Now, for those of you who still remember the experience of LP’s, you also remember how wonderful it was to listen to side one, then actually have to remove the stylus, and turn the record over to then listen to side 2.  It made the experience of listening to music interactive and involved the listener in the process. I love iTunes, but it is sad to reflect what we’ve lost, and why music meant more to previous music generations than today. Digital music is much more “disposable” to consumers today. But before I digress too far into the evolution of music over the last 40 years, the reason I bring all of this up is because, “Without You” was the perfect hard rocking song that kicked off side 2 of the LP. It signaled, “get ready, cause the rest of this album is going to kick some ass”! Tom Johnston stated, "It was kind of a tribute to ‘The Who’. We did it in concert for quite a while." Listen to it, it “totally rocks, dudes”!
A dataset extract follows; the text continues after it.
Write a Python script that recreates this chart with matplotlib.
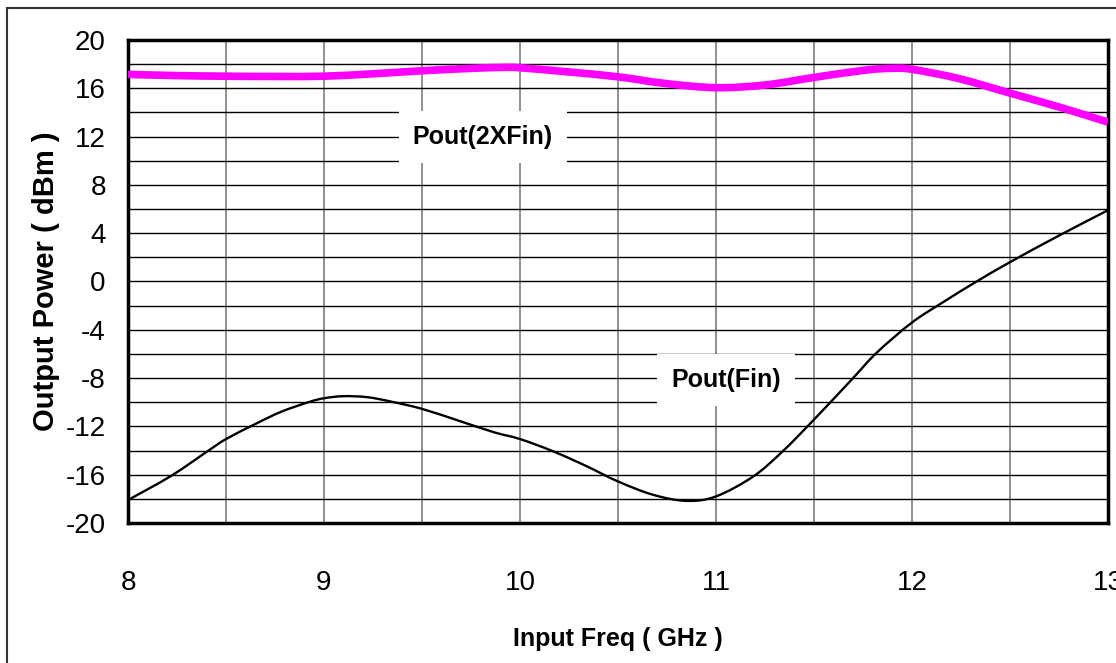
import matplotlib
matplotlib.use('Agg')
import matplotlib.pyplot as plt
from matplotlib.patches import Rectangle, PathPatch
from matplotlib.path import Path

plt.rcParams['font.family'] = ['Liberation Sans', 'DejaVu Sans']
plt.rcParams['axes.unicode_minus'] = False

# Pout(2XFin)
freq_2x = [8.0, 8.25, 8.5, 8.75, 9.0, 9.25, 9.5, 9.75, 9.91, 10.0, 10.25, 10.5,
           10.74, 11.0, 11.25, 11.5, 11.76, 11.89, 12.0, 12.24, 12.5, 12.75, 13.0]
pout_2x = [17.15, 17.05, 17.0, 16.98, 17.0, 17.2, 17.45, 17.65, 17.73, 17.7, 17.35, 16.95,
           16.4, 16.05, 16.27, 16.9, 17.5, 17.65, 17.57, 16.8, 15.6, 14.45, 13.2]

# Pout(Fin)
freq_1x = [8.0, 8.22, 8.42, 8.5, 8.65, 8.78, 8.92, 9.0, 9.1, 9.22, 9.34, 9.5, 9.7, 9.87,
           10.0, 10.17, 10.34, 10.5, 10.68, 10.85, 11.0, 11.19, 11.34, 11.5, 11.7, 11.82,
           12.0, 12.17, 12.33, 12.5, 12.75, 13.0]
pout_1x = [-18.1, -16.1, -13.9, -13.05, -11.8, -10.8, -10.0, -9.67, -9.5, -9.58, -9.94, -10.55,
           -11.6, -12.5, -13.05, -14.07, -15.3, -16.56, -17.67, -18.17, -17.8, -16.15, -14.07,
           -11.44, -7.99, -5.9, -3.4, -1.6, 0.0, 1.6, 3.8, 5.9]

xticks = [8, 9, 10, 11, 12, 13]
yticks = [-20, -16, -12, -8, -4, 0, 4, 8, 12, 16, 20]


def smooth_path(xs, ys, t=1 / 6):
    # Excel-style smoothed line: cubic Bezier segments with Catmull-Rom tangents
    verts = [(xs[0], ys[0])]
    codes = [Path.MOVETO]
    n = len(xs)
    for i in range(n - 1):
        x0, y0 = xs[max(i - 1, 0)], ys[max(i - 1, 0)]
        x1, y1 = xs[i], ys[i]
        x2, y2 = xs[i + 1], ys[i + 1]
        x3, y3 = xs[min(i + 2, n - 1)], ys[min(i + 2, n - 1)]
        verts += [(x1 + (x2 - x0) * t, y1 + (y2 - y0) * t),
                  (x2 - (x3 - x1) * t, y2 - (y3 - y1) * t),
                  (x2, y2)]
        codes += [Path.CURVE4] * 3
    return Path(verts, codes)


fig = plt.figure(figsize=(11.16, 6.63), dpi=100)
ax = fig.add_axes([0.1147, 0.2112, 0.8781, 0.7285])

ax.add_patch(PathPatch(smooth_path(freq_2x, pout_2x), fill=False, edgecolor='#ff00ff',
                       lw=5.5, capstyle='butt', zorder=3))
ax.add_patch(PathPatch(smooth_path(freq_1x, pout_1x), fill=False, edgecolor='black',
                       lw=1.7, zorder=3))

ax.set_xlim(8, 13)
ax.set_ylim(-20, 20)
ax.set_xticks(xticks)
ax.set_yticks(yticks)
ax.set_xticks([8.5 + i for i in range(5)], minor=True)
ax.set_yticks(list(range(-18, 20, 4)), minor=True)
ax.tick_params(which='both', length=0, labelsize=20)
ax.tick_params(axis='x', pad=34)
ax.tick_params(axis='y', pad=16)

ax.grid(True, which='both', axis='x', color='#7f7f7f', lw=1.2)
ax.grid(True, which='both', axis='y', color='black', lw=1.0)
ax.set_axisbelow(True)
for s in ax.spines.values():
    s.set_linewidth(2.5)

ax.set_xlabel('Input Freq ( GHz )', fontsize=18, fontweight='bold', labelpad=22)
ax.set_ylabel('Output Power ( dBm )', fontsize=21, fontweight='bold', labelpad=4)

box = dict(facecolor='white', edgecolor='none', pad=10)
ax.text(9.81, 12.0, 'Pout(2XFin)', fontsize=18, fontweight='bold', ha='center', va='center',
        bbox=box, zorder=4)
ax.text(11.05, -8.2, 'Pout(Fin)', fontsize=18, fontweight='bold', ha='center', va='center',
        bbox=box, zorder=4)

# outer frame, running off the right and bottom edges
fig.patches.append(Rectangle((7 / 1116, -0.1), 1.1, 1.1 - 8 / 663, transform=fig.transFigure,
                             fill=False, edgecolor='#333333', lw=1.5))

fig.savefig('out.png', dpi=100)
“The Captain and Me” is littered with fantastic acoustic numbers, many highlighting the great guitar playing and styles of Patrick Simmons. “Clear as the Driven Snow,”, and “Ukiah” fit this description, with lilting, but intense acoustic lines interspersed with a tinge of acoustic southern rock. “Dark Eyed Cajun Woman” was a bluesy number by Johnston that was a tribute to B.B. King, and “South City Midnight Lady” featured, as a special guest, Jeff “Skunk” Baxter of Steely Dan. He would become a full time member of the Doobies by the next album.

Early Doobie Brothers recordings are a must for the classic collector. They still sound great today, so make it part of your collection. Take it from a Winger Brother -
(But I recommend only pre-1976 Doobies!).